*Work to complete:* Collect each line containing "seaborn".

*Given information:*
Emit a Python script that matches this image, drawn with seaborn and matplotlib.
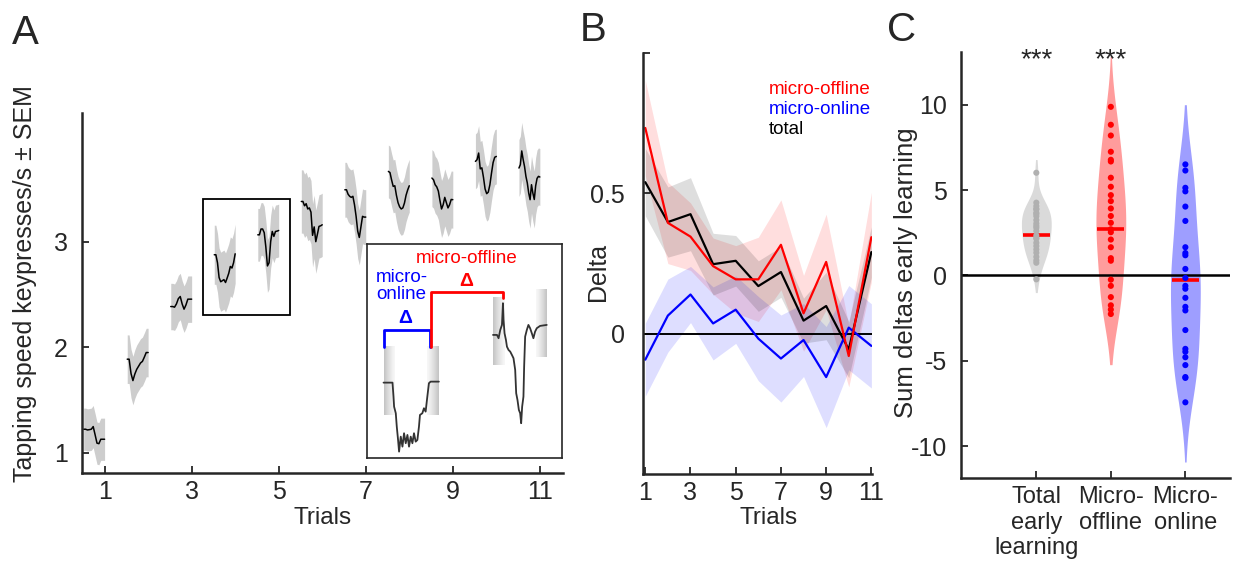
import numpy as np
import pandas as pd
import seaborn as sns
import matplotlib.pyplot as plt
from matplotlib.lines import Line2D
from matplotlib.patches import Rectangle

# ---------------- panel A : tapping speed within each trial ----------------
trials = list(range(1, 12))
speed_traces = [
    [1.222, 1.222, 1.215, 1.218, 1.222, 1.247, 1.17, 1.09, 1.085, 1.127, 1.127, 1.127],
    [1.886, 1.886, 1.75, 1.683, 1.745, 1.79, 1.82, 1.85, 1.865, 1.905, 1.949, 1.949],
    [2.385, 2.385, 2.379, 2.41, 2.46, 2.48, 2.41, 2.36, 2.40, 2.455, 2.455, 2.455],
    [2.876, 2.876, 2.80, 2.66, 2.62, 2.63, 2.64, 2.613, 2.655, 2.70, 2.765, 2.75, 2.80, 2.885],
    [3.065, 3.065, 3.12, 3.12, 3.085, 2.95, 2.77, 2.80, 3.0, 3.097, 3.05, 3.097, 3.10, 3.106],
    [3.381, 3.381, 3.34, 3.36, 3.31, 3.32, 3.28, 3.06, 3.14, 3.00, 3.07, 3.145, 3.15, 3.16],
    [3.492, 3.492, 3.45, 3.43, 3.42, 3.43, 3.35, 3.24, 3.10, 3.04, 3.14, 3.24, 3.233, 3.233],
    [3.666, 3.655, 3.585, 3.524, 3.53, 3.44, 3.37, 3.33, 3.31, 3.32, 3.366, 3.44, 3.49, 3.53],
    [3.603, 3.587, 3.54, 3.52, 3.48, 3.39, 3.31, 3.35, 3.42, 3.37, 3.32, 3.35, 3.40, 3.398],
    [3.761, 3.777, 3.84, 3.69, 3.70, 3.61, 3.50, 3.455, 3.47, 3.54, 3.65, 3.75, 3.80, 3.808],
    [3.698, 3.73, 3.86, 3.78, 3.713, 3.619, 3.556, 3.461, 3.398, 3.54, 3.46, 3.40, 3.53, 3.60, 3.619, 3.613],
]
speed_sem = [0.2, 0.23, 0.22, 0.28, 0.25, 0.3, 0.26, 0.25, 0.27, 0.26, 0.27]

# inset schematic (arbitrary units)
inset_left_t = [16.7, 25.7, 26.7, 27.3, 29, 30, 31.3, 32.3, 34, 35.7, 37.3, 39, 40.7, 42.3, 44,
                45.7, 47.3, 49, 50.7, 52.3, 53.3, 55.7, 57.3, 59, 60.7, 62.3, 64, 72.3]
inset_left_s = [75.3, 75.3, 61.3, 51.3, 44.7, 31.3, 18, 6.3, 21.3, 11.3, 24.7, 14.7, 23, 11.3, 21.3,
                14.7, 24.7, 16.3, 18, 31.3, 43, 44.7, 49.7, 46.3, 61.3, 74.7, 76.3, 76.3]
inset_right_t = [126.7, 130.7, 132.3, 134, 135.7, 136.7, 137.3, 138.3, 139.7, 140.7, 142.3, 144,
                 145.7, 147.3, 149, 150, 151.3, 152.7, 154, 155, 156, 157.3, 158, 159, 160.7, 162.3,
                 164, 165.7, 167.3, 169, 170.7, 174, 180.7]
inset_right_s = [123, 123, 119.7, 128, 133, 154.7, 138, 124.7, 118, 111.3, 108, 106.3, 103, 99.7,
                 88, 64.7, 58, 48, 44.7, 34.7, 51.3, 61.3, 91.3, 121.3, 128, 133, 129.7, 124.7,
                 119.7, 126.3, 129.7, 132, 133]
# start / end windows: t0, t1, s0, s1
inset_windows = [(16.7, 27.3, 43, 111.3), (60.7, 72.3, 43, 111.3),
                 (126.7, 138, 93, 160.7), (169.7, 180.7, 100.7, 168)]
bracket_online = ([17.3, 17.3, 63, 63], [111.3, 128, 128, 111.3])
bracket_offline = ([64, 64, 136.3, 136.3], [111.3, 166.3, 166.3, 159.7])

# ---------------- panel B : deltas per trial ----------------
delta_offline = [0.732, 0.394, 0.345, 0.240, 0.193, 0.193, 0.316, 0.072, 0.255, -0.080, 0.343]
delta_online = [-0.093, 0.064, 0.139, 0.036, 0.085, -0.018, -0.089, -0.023, -0.155, 0.021, -0.044]
delta_total = [0.539, 0.397, 0.425, 0.247, 0.259, 0.169, 0.219, 0.046, 0.098, -0.057, 0.290]
sem_offline = [0.17, 0.145, 0.12, 0.1, 0.12, 0.15, 0.16, 0.135, 0.17, 0.11, 0.16]
sem_online = [0.13, 0.13, 0.1, 0.13, 0.12, 0.15, 0.155, 0.13, 0.18, 0.15, 0.15]
sem_total = [0.12, 0.125, 0.13, 0.11, 0.09, 0.09, 0.09, 0.08, 0.12, 0.1, 0.09]
series_names = ['micro-offline', 'micro-online', 'total']

# ---------------- panel C : summed deltas early learning ----------------
sum_total = [6.01, 4.26, 4.06, 3.9, 3.86, 3.67, 3.6, 3.47, 3.24, 3.04, 2.9, 2.79, 2.6, 2.34,
             2.2, 2.15, 1.91, 1.72, 1.52, 1.33, 1.09, 0.88, 0.74, -0.23]
sum_offline = [9.87, 8.82, 8.19, 7.24, 6.77, 6.67, 5.72, 5.19, 4.70, 4.35, 3.92, 3.48, 3.08,
               2.70, 2.53, 2.10, 1.65, 1.01, 0.86, -0.25, -0.61, -1.27, -1.75, -2.0, -2.26]
sum_online = [6.5, 6.14, 5.13, 4.92, 4.03, 3.19, 1.65, 1.31, 1.18, 0.38, -0.15, -0.61, -0.78,
              -1.31, -1.84, -2.05, -3.2, -4.3, -4.47, -4.79, -5.25, -5.95, -6.0, -7.43]
sum_centre = [2.38, 2.74, -0.25]
group_labels = ['Total\nearly\nlearning', 'Micro-\noffline', 'Micro-\nonline']
stars = ['***', '***', '']


def style_axis(ax):
    sns.despine(ax=ax)
    for s in ['left', 'bottom']:
        ax.spines[s].set_linewidth(1.8)
    ax.tick_params(direction='in', length=5, width=1.3, labelsize=18)
    ax.tick_params(axis='x', pad=5)
    ax.tick_params(axis='y', pad=10)


def draw_panel_a(ax):
    rows = []
    for tr, vals, se in zip(trials, speed_traces, speed_sem):
        pos = np.linspace(tr - 0.48, tr, len(vals))
        for p, v in zip(pos, vals):
            rows.append({'trial': tr, 'pos': p, 'speed': v, 'sem': se})
    df = pd.DataFrame(rows)
    for tr, g in df.groupby('trial'):
        ax.fill_between(g['pos'], g['speed'] - g['sem'], g['speed'] + g['sem'],
                        color='#cdcdcd', lw=0)
    sns.lineplot(data=df, x='pos', y='speed', units='trial', estimator=None,
                 color='k', lw=1.1, ax=ax, legend=False)

    # box around trials 4-5
    g = df[df['trial'].isin([4, 5])]
    x0, x1 = g['pos'].min() - 0.26, g['pos'].max() + 0.26
    y0 = (g['speed'] - g['sem']).min() - 0.03
    y1 = (g['speed'] + g['sem']).max() + 0.03
    ax.add_patch(Rectangle((x0, y0), x1 - x0, y1 - y0, fill=False, ec='k', lw=1.3))

    ax.set_xlim(0.48, 11.53)
    ax.set_ylim(0.81, 4.22)
    ax.set_xticks([1, 3, 5, 7, 9, 11])
    ax.set_yticks([1, 2, 3])
    style_axis(ax)
    ax.set_xlabel('Trials', fontsize=17.5)
    ax.set_ylabel('Tapping speed keypresses/s \u00b1 SEM', fontsize=18)
    ax.xaxis.set_label_coords(0.5, -0.095)
    ax.yaxis.set_label_coords(-0.094, 0.525)

    # inset schematic
    ins = ax.inset_axes([0.5925, 0.041, 0.4055, 0.595])
    for i, (t0, t1, s0, s1) in enumerate(inset_windows):
        grad = np.linspace(0.35, 0.06, 40) if i % 2 == 0 else np.linspace(0.06, 0.35, 40)
        ins.imshow(grad.reshape(1, -1), extent=[t0, t1, s0, s1], cmap='Greys',
                   vmin=0, vmax=1, aspect='auto', zorder=1)
    sns.lineplot(x=inset_left_t, y=inset_left_s, color='0.2', lw=1.3, ax=ins, sort=False)
    sns.lineplot(x=inset_right_t, y=inset_right_s, color='0.2', lw=1.3, ax=ins, sort=False)
    ins.plot(*bracket_online, color='b', lw=2)
    ins.plot(*bracket_offline, color='r', lw=2)
    ins.text(38.3, 139.7, '\u0394', color='b', fontsize=14, fontweight='bold',
             ha='center', va='center')
    ins.text(100, 176.3, '\u0394', color='r', fontsize=14, fontweight='bold',
             ha='center', va='center')
    ins.text(100.3, 199.7, 'micro-offline', color='r', fontsize=13.5, ha='center', va='center')
    ins.text(9, 172, 'micro-\nonline', color='b', fontsize=13.5, ha='left', va='center',
             linespacing=0.95)
    ins.set_xlim(0, 196)
    ins.set_ylim(0, 214)
    ins.set_xticks([])
    ins.set_yticks([])
    ins.set_xlabel('')
    ins.set_ylabel('')
    for s in ins.spines.values():
        s.set_visible(True)
        s.set_linewidth(1.2)


def draw_panel_b(ax):
    df = pd.DataFrame({
        'trial': trials * 3,
        'delta': delta_offline + delta_online + delta_total,
        'sem': sem_offline + sem_online + sem_total,
        'series': [n for n in series_names for _ in trials],
    })
    line_col = {'micro-offline': 'red', 'micro-online': 'blue', 'total': 'black'}
    for name, g in df.groupby('series'):
        ax.fill_between(g['trial'], g['delta'] - g['sem'], g['delta'] + g['sem'],
                        color=line_col[name], alpha=0.13, lw=0)
    ax.axhline(0, color='k', lw=1.4)
    sns.lineplot(data=df, x='trial', y='delta', hue='series', hue_order=series_names[::-1],
                 palette=line_col, lw=1.6, ax=ax, legend=False, errorbar=None)
    handles = [Line2D([], [], color=line_col[n]) for n in series_names]
    ax.legend(handles, series_names, labelcolor='linecolor', handlelength=0,
              handletextpad=0, frameon=False, loc='upper left', fontsize=13.5,
              bbox_to_anchor=(0.515, 0.95), labelspacing=0.15, borderaxespad=0)
    ax.set_xlim(0.9, 11.03)
    ax.set_ylim(-0.5, 1.0)
    ax.set_xticks([1, 3, 5, 7, 9, 11])
    ax.set_yticks([0, 0.5])
    ax.set_yticklabels(['0', '0.5'])
    ax.set_yticks([1.0], minor=True)
    style_axis(ax)
    ax.tick_params(axis='y', pad=13)
    ax.tick_params(which='minor', direction='in', length=5, width=1.3)
    ax.set_xlabel('Trials', fontsize=17.5)
    ax.set_ylabel('Delta', fontsize=18)
    ax.xaxis.set_label_coords(0.55, -0.078)
    ax.yaxis.set_label_coords(-0.144, 0.48)


def draw_panel_c(ax):
    df = pd.DataFrame({
        'group': [group_labels[0]] * len(sum_total) + [group_labels[1]] * len(sum_offline)
                 + [group_labels[2]] * len(sum_online),
        'value': sum_total + sum_offline + sum_online,
    })
    violin_col = ['#dadada', '#ff9c9c', '#9e9eff']
    point_col = ['#b0b0b0', '#ff0000', '#0000ff']
    cuts = [1.05, 1.6, 1.6]
    for i, grp in enumerate(group_labels):
        sns.violinplot(data=df[df['group'] == grp], x='group', y='value', order=group_labels,
                       color=violin_col[i], saturation=1, inner=None, cut=cuts[i],
                       width=0.4, density_norm='width', linewidth=0, ax=ax)
    ax.axhline(0, color='k', lw=1.8, zorder=2)
    for i, c in enumerate(sum_centre):
        ax.hlines(c, i - 0.18, i + 0.18, color='r', lw=2.6, zorder=3)
    sns.stripplot(data=df, x='group', y='value', order=group_labels, hue='group',
                  hue_order=group_labels, palette=point_col, jitter=False, size=4.4,
                  linewidth=0, ax=ax, legend=False, zorder=4)
    for i, s in enumerate(stars):
        ax.text(i, 12.6, s, ha='center', va='center', fontsize=20)
    ax.set_xlim(-1.01, 2.6)
    ax.set_ylim(-11.86, 13.08)
    ax.set_yticks([-10, -5, 0, 5, 10])
    style_axis(ax)
    ax.tick_params(axis='x', labelsize=17, pad=6)
    ax.set_xlabel('')
    ax.set_ylabel('Sum deltas early learning', fontsize=18.5)
    ax.yaxis.set_label_coords(-0.16, 0.482)


def main():
    sns.set_style('ticks')
    plt.rcParams['font.family'] = ['Liberation Sans', 'DejaVu Sans']
    plt.rcParams['axes.unicode_minus'] = False

    fig = plt.figure(figsize=(12.38, 5.64), dpi=100)
    ax_a = fig.add_axes([0.0662, 0.1619, 0.3885, 0.6378])
    ax_b = fig.add_axes([0.5194, 0.1596, 0.185, 0.747])
    ax_c = fig.add_axes([0.7763, 0.1525, 0.2173, 0.7553])

    draw_panel_a(ax_a)
    draw_panel_b(ax_b)
    draw_panel_c(ax_c)

    fig.text(12 / 1238, 1 - 44 / 564, 'A', fontsize=29, va='baseline')
    fig.text(580 / 1238, 1 - 41 / 564, 'B', fontsize=29, va='baseline')
    fig.text(887 / 1238, 1 - 41 / 564, 'C', fontsize=29, va='baseline')

    fig.savefig('out.png', dpi=100)


if __name__ == '__main__':
    main()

*Response to this exercise:*
Emit a Python script that matches this image, drawn with seaborn and matplotlib.
import seaborn as sns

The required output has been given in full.